Extract each line of the material that follows exactly and omit its pictures.
####
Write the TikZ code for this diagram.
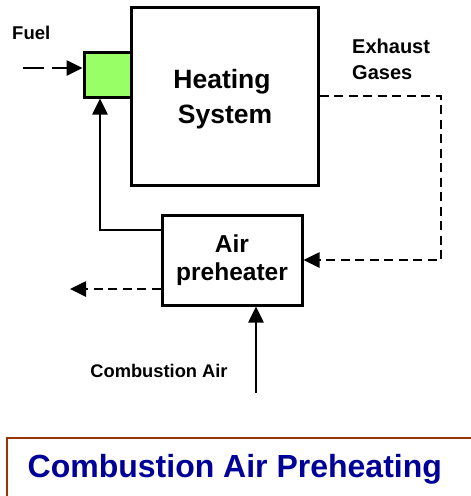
\documentclass[tikz,border=0pt]{standalone}
\usepackage{fontspec}
\setmainfont{Liberation Sans}
\usetikzlibrary{arrows.meta}
\definecolor{fuelgreen}{RGB}{153,255,102}
\definecolor{titleblue}{RGB}{0,0,153}
\definecolor{framebrown}{RGB}{153,51,0}
\tikzset{
  box/.style={draw=black, line width=3pt, inner sep=0pt, align=center, font=\bfseries},
  flow/.style={line width=2.6pt, -{Triangle[length=16pt,width=15pt]}},
  gasflow/.style={flow, dash pattern=on 9pt off 5.5pt},
  lbl/.style={font=\bfseries, inner sep=0pt, align=left}
}
\begin{document}
\begin{tikzpicture}[x=1pt,y=-1pt]
\useasboundingbox (0,0) rectangle (471,496);
\node[box, minimum width=187pt, minimum height=178pt] (heat) at (224.5,96) {};
\node[font=\bfseries\fontsize{26.5}{35}\selectfont, align=center, inner sep=0pt] (heattxt) at (222,99) {Heating\\\hspace*{6pt}System};
\node[box, fill=fuelgreen, minimum width=47pt, minimum height=45pt] (green) at (107.5,74.5) {};
\node[box, minimum width=140pt, minimum height=90pt, font=\bfseries\fontsize{24.5}{28}\selectfont] (pre) at (232,260) {Air\\preheater};
\node[lbl, font=\bfseries\fontsize{18.5}{20}\selectfont, anchor=west] (fuel) at (12,33) {Fuel};
\node[lbl, font=\bfseries\fontsize{20}{26}\selectfont, anchor=west] (exh) at (352,59) {Exhaust\\Gases};
\node[lbl, font=\bfseries\fontsize{18.3}{20}\selectfont] (cair) at (159,371) {Combustion Air};
\coordinate (fuelin) at (23,68);
\coordinate (exhc1) at (441,96);
\coordinate (exhc2) at (441,260);
\coordinate (outend) at (70,289);
\coordinate (airin) at (256,393);
\coordinate (loopc) at (100,230);
% fuel
\draw[flow, dash pattern=on 21pt off 8pt] (fuelin) -- (fuelin -| green.west);
% exhaust gases
\draw[gasflow] (heat.east) -- (exhc1) -- (exhc2) -- (pre.east);
% cooled gases out
\draw[gasflow] (pre.west |- outend) -- (outend);
% combustion air in
\draw[flow] (airin) -- (airin |- pre.south);
% preheated air to burner
\draw[flow] (pre.west |- loopc) -- (loopc) -- (loopc |- green.south);
% title frame
\draw[framebrown, line width=2.6pt] (480,438) -- (7,438) -- (7,510);
\node[font=\bfseries\fontsize{32}{38}\selectfont, text=titleblue, anchor=west, inner sep=0pt] (title) at (27.5,469) {Combustion Air Preheating};
\end{tikzpicture}
\end{document}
####
RIGHT ANSWER ▸
Write the TikZ code for this diagram.
\documentclass[tikz,border=0pt]{standalone}
\usepackage{fontspec}
\setmainfont{Liberation Sans}
\usetikzlibrary{arrows.meta}
\definecolor{fuelgreen}{RGB}{153,255,102}
\definecolor{titleblue}{RGB}{0,0,153}
\definecolor{framebrown}{RGB}{153,51,0}
\tikzset{
  box/.style={draw=black, line width=3pt, inner sep=0pt, align=center, font=\bfseries},
  flow/.style={line width=2.6pt, -{Triangle[length=16pt,width=15pt]}},
  gasflow/.style={flow, dash pattern=on 9pt off 5.5pt},
  lbl/.style={font=\bfseries, inner sep=0pt, align=left}
}
\begin{document}
\begin{tikzpicture}[x=1pt,y=-1pt]
\useasboundingbox (0,0) rectangle (471,496);
\node[box, minimum width=187pt, minimum height=178pt] (heat) at (224.5,96) {};
\node[font=\bfseries\fontsize{26.5}{35}\selectfont, align=center, inner sep=0pt] (heattxt) at (222,99) {Heating\\\hspace*{6pt}System};
\node[box, fill=fuelgreen, minimum width=47pt, minimum height=45pt] (green) at (107.5,74.5) {};
\node[box, minimum width=140pt, minimum height=90pt, font=\bfseries\fontsize{24.5}{28}\selectfont] (pre) at (232,260) {Air\\preheater};
\node[lbl, font=\bfseries\fontsize{18.5}{20}\selectfont, anchor=west] (fuel) at (12,33) {Fuel};
\node[lbl, font=\bfseries\fontsize{20}{26}\selectfont, anchor=west] (exh) at (352,59) {Exhaust\\Gases};
\node[lbl, font=\bfseries\fontsize{18.3}{20}\selectfont] (cair) at (159,371) {Combustion Air};
\coordinate (fuelin) at (23,68);
\coordinate (exhc1) at (441,96);
\coordinate (exhc2) at (441,260);
\coordinate (outend) at (70,289);
\coordinate (airin) at (256,393);
\coordinate (loopc) at (100,230);
% fuel
\draw[flow, dash pattern=on 21pt off 8pt] (fuelin) -- (fuelin -| green.west);
% exhaust gases
\draw[gasflow] (heat.east) -- (exhc1) -- (exhc2) -- (pre.east);
% cooled gases out
\draw[gasflow] (pre.west |- outend) -- (outend);
% combustion air in
\draw[flow] (airin) -- (airin |- pre.south);
% preheated air to burner
\draw[flow] (pre.west |- loopc) -- (loopc) -- (loopc |- green.south);
% title frame
\draw[framebrown, line width=2.6pt] (480,438) -- (7,438) -- (7,510);
\node[font=\bfseries\fontsize{32}{38}\selectfont, text=titleblue, anchor=west, inner sep=0pt] (title) at (27.5,469) {Combustion Air Preheating};
\end{tikzpicture}
\end{document}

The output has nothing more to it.